Transcript from the "Color Variables" Lesson
>> Sarah Drasner: Color variables. So a lot of people might not know why you would use a color variable. What's really nice about using color variables is you keep things consistent across your application. For instance, I once worked at an unnamed company who where we had a major release for this giant sprawling design over 4,000 pages were updated and the night before the release they decided to change the brand color and because we have build the system well I change it in one place.
[00:00:35] And then proper get it to the entire system, and I went home and drank wine. That was a really good day. That could have been a really bad day, that could have been a catastrophic, catastrophic day. But if you use something this, and I'm not just talking about like one brand color, but if you.

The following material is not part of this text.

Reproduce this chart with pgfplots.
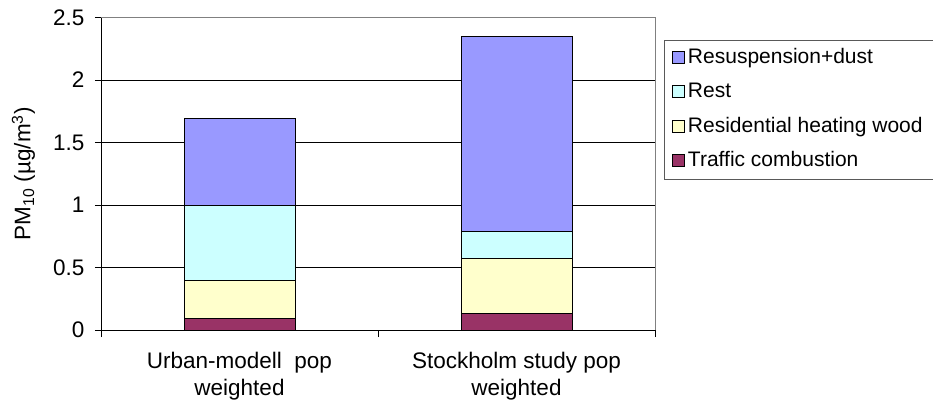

[00:00:53] Define all of your color variables in one place and then use it throughout a system. It can really save you a lot of time and upkeep. So you don't have to do it that way but highly recommended especially if you're working across a really large application. There's also native CSS variables which are now I think pretty well supported, maybe not an IE, I can't remember.
[00:01:56] You could say take this color and lighten it by 10% or whatever and it will be able to do that which can be really handy if you want to keep things really consistent looking. Let's say you want to make grays and a bunch of different stops. You can do that programmatically and that's probably even better than you messing around with some eye dropper tool or something.
[00:02:20] So here are some of those color variables you can do, you can mix things, you can adjust the hue, you can lighten things, darken, saturate. You definitely don't have to work with color this way, but this is an option for you if you wanna work with color programmatically.